#### WHAT YOU SHOULD DO:
In your copy, include every line of the listing below exactly but none of the pictures.

#### AVAILABLE DATA:
◆ ◆ ◆
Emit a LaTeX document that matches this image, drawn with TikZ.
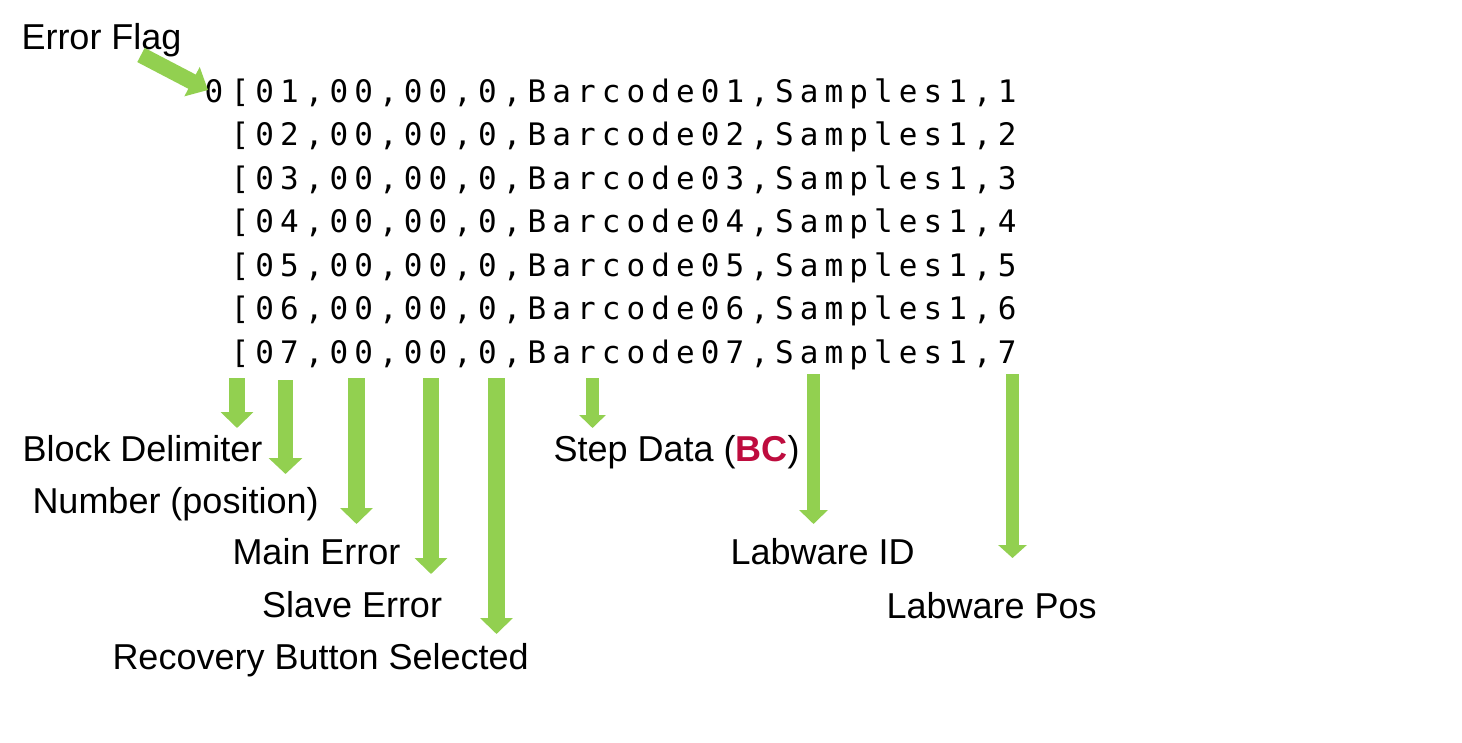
\documentclass[tikz,border=0pt]{standalone}
\usepackage{fontspec}
\setmainfont{Liberation Sans}
\newfontfamily\monofont{DejaVu Sans Mono}
\usetikzlibrary{arrows.meta}
\definecolor{arrowgreen}{RGB}{146,208,80}
\definecolor{bcred}{RGB}{190,12,62}
\makeatletter
\newcommand\mrow[1]{\@tfor\mchar:=#1\do{\makebox[24.75pt]{\mchar}}}
\makeatother
\tikzset{
  lbl/.style={inner sep=0pt, outer sep=0pt, anchor=base west, font=\fontsize{36}{36}\selectfont},
  mono/.style={inner sep=0pt, outer sep=0pt, anchor=base west, font=\monofont\fontsize{31}{31}\selectfont},
  blk/.style n args={3}{draw=arrowgreen, fill=arrowgreen, line cap=butt, line width=#1,
     -{Triangle[width=#2,length=#3]}}
}
\begin{document}
\begin{tikzpicture}[x=1pt,y=-1pt]
\fill[white] (0,0) rectangle (1462,742);
\useasboundingbox (0,0) rectangle (1462,742);

% code rows
\node[mono, anchor=base] (flag) at (214,102) {0};
\node[mono] (r1) at (227.6,102)   {\mrow{[01,00,00,0,Barcode01,Samples1,1}};
\node[mono] (r2) at (227.6,145.5) {\mrow{[02,00,00,0,Barcode02,Samples1,2}};
\node[mono] (r3) at (227.6,189)   {\mrow{[03,00,00,0,Barcode03,Samples1,3}};
\node[mono] (r4) at (227.6,232.5) {\mrow{[04,00,00,0,Barcode04,Samples1,4}};
\node[mono] (r5) at (227.6,276)   {\mrow{[05,00,00,0,Barcode05,Samples1,5}};
\node[mono] (r6) at (227.6,319.5) {\mrow{[06,00,00,0,Barcode06,Samples1,6}};
\node[mono] (r7) at (227.6,363)   {\mrow{[07,00,00,0,Barcode07,Samples1,7}};

% labels
\node[lbl] (lflag) at (21.5,49)  {Error Flag};
\node[lbl] (lblk)  at (22.5,461) {Block Delimiter};
\node[lbl] (lnum)  at (32.5,513) {Number (position)};
\node[lbl] (lmain) at (232.5,564) {Main Error};
\node[lbl] (lslv)  at (262,617)  {Slave Error};
\node[lbl] (lrec)  at (112.5,669) {Recovery Button Selected};
\node[lbl] (lstep) at (553.5,461) {Step Data ({\bfseries\color{bcred}BC})};
\node[lbl] (lid)   at (730.5,564) {Labware ID};
\node[lbl] (lpos)  at (886.5,618) {Labware Pos};

% arrow end points
\coordinate (e0s) at (141,55);   \coordinate (e0t) at (208,90);
\coordinate (a1s) at (237,378);  \coordinate (a1t) at (237,428);
\coordinate (a2s) at (285.5,380);\coordinate (a2t) at (285.5,474);
\coordinate (a3s) at (356.5,378);\coordinate (a3t) at (356.5,524);
\coordinate (a4s) at (431,378);  \coordinate (a4t) at (431,574);
\coordinate (a5s) at (496.5,378);\coordinate (a5t) at (496.5,634);
\coordinate (a6s) at (592.5,378);\coordinate (a6t) at (592.5,428);
\coordinate (a7s) at (813.5,374);\coordinate (a7t) at (813.5,524);
\coordinate (a8s) at (1012.5,374);\coordinate (a8t) at (1012.5,558);

% arrows
\draw[blk={16pt}{32pt}{18pt}] (e0s) -- (e0t);
\draw[blk={16pt}{32pt}{16pt}] (a1s) -- (a1t);
\draw[blk={15pt}{33pt}{16pt}] (a2s) -- (a2t);
\draw[blk={17pt}{32pt}{16pt}] (a3s) -- (a3t);
\draw[blk={16pt}{32pt}{16pt}] (a4s) -- (a4t);
\draw[blk={17pt}{32pt}{16pt}] (a5s) -- (a5t);
\draw[blk={13pt}{26pt}{13pt}] (a6s) -- (a6t);
\draw[blk={13pt}{28pt}{14pt}] (a7s) -- (a7t);
\draw[blk={13pt}{28pt}{13pt}] (a8s) -- (a8t);
\end{tikzpicture}
\end{document}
◆ ◆ ◆
#### RESPONSE BELOW:
Emit a LaTeX document that matches this image, drawn with TikZ.
\documentclass[tikz,border=0pt]{standalone}
\usepackage{fontspec}
\setmainfont{Liberation Sans}
\newfontfamily\monofont{DejaVu Sans Mono}
\usetikzlibrary{arrows.meta}
\definecolor{arrowgreen}{RGB}{146,208,80}
\definecolor{bcred}{RGB}{190,12,62}
\makeatletter
\newcommand\mrow[1]{\@tfor\mchar:=#1\do{\makebox[24.75pt]{\mchar}}}
\makeatother
\tikzset{
  lbl/.style={inner sep=0pt, outer sep=0pt, anchor=base west, font=\fontsize{36}{36}\selectfont},
  mono/.style={inner sep=0pt, outer sep=0pt, anchor=base west, font=\monofont\fontsize{31}{31}\selectfont},
  blk/.style n args={3}{draw=arrowgreen, fill=arrowgreen, line cap=butt, line width=#1,
     -{Triangle[width=#2,length=#3]}}
}
\begin{document}
\begin{tikzpicture}[x=1pt,y=-1pt]
\fill[white] (0,0) rectangle (1462,742);
\useasboundingbox (0,0) rectangle (1462,742);

% code rows
\node[mono, anchor=base] (flag) at (214,102) {0};
\node[mono] (r1) at (227.6,102)   {\mrow{[01,00,00,0,Barcode01,Samples1,1}};
\node[mono] (r2) at (227.6,145.5) {\mrow{[02,00,00,0,Barcode02,Samples1,2}};
\node[mono] (r3) at (227.6,189)   {\mrow{[03,00,00,0,Barcode03,Samples1,3}};
\node[mono] (r4) at (227.6,232.5) {\mrow{[04,00,00,0,Barcode04,Samples1,4}};
\node[mono] (r5) at (227.6,276)   {\mrow{[05,00,00,0,Barcode05,Samples1,5}};
\node[mono] (r6) at (227.6,319.5) {\mrow{[06,00,00,0,Barcode06,Samples1,6}};
\node[mono] (r7) at (227.6,363)   {\mrow{[07,00,00,0,Barcode07,Samples1,7}};

% labels
\node[lbl] (lflag) at (21.5,49)  {Error Flag};
\node[lbl] (lblk)  at (22.5,461) {Block Delimiter};
\node[lbl] (lnum)  at (32.5,513) {Number (position)};
\node[lbl] (lmain) at (232.5,564) {Main Error};
\node[lbl] (lslv)  at (262,617)  {Slave Error};
\node[lbl] (lrec)  at (112.5,669) {Recovery Button Selected};
\node[lbl] (lstep) at (553.5,461) {Step Data ({\bfseries\color{bcred}BC})};
\node[lbl] (lid)   at (730.5,564) {Labware ID};
\node[lbl] (lpos)  at (886.5,618) {Labware Pos};

% arrow end points
\coordinate (e0s) at (141,55);   \coordinate (e0t) at (208,90);
\coordinate (a1s) at (237,378);  \coordinate (a1t) at (237,428);
\coordinate (a2s) at (285.5,380);\coordinate (a2t) at (285.5,474);
\coordinate (a3s) at (356.5,378);\coordinate (a3t) at (356.5,524);
\coordinate (a4s) at (431,378);  \coordinate (a4t) at (431,574);
\coordinate (a5s) at (496.5,378);\coordinate (a5t) at (496.5,634);
\coordinate (a6s) at (592.5,378);\coordinate (a6t) at (592.5,428);
\coordinate (a7s) at (813.5,374);\coordinate (a7t) at (813.5,524);
\coordinate (a8s) at (1012.5,374);\coordinate (a8t) at (1012.5,558);

% arrows
\draw[blk={16pt}{32pt}{18pt}] (e0s) -- (e0t);
\draw[blk={16pt}{32pt}{16pt}] (a1s) -- (a1t);
\draw[blk={15pt}{33pt}{16pt}] (a2s) -- (a2t);
\draw[blk={17pt}{32pt}{16pt}] (a3s) -- (a3t);
\draw[blk={16pt}{32pt}{16pt}] (a4s) -- (a4t);
\draw[blk={17pt}{32pt}{16pt}] (a5s) -- (a5t);
\draw[blk={13pt}{26pt}{13pt}] (a6s) -- (a6t);
\draw[blk={13pt}{28pt}{14pt}] (a7s) -- (a7t);
\draw[blk={13pt}{28pt}{13pt}] (a8s) -- (a8t);
\end{tikzpicture}
\end{document}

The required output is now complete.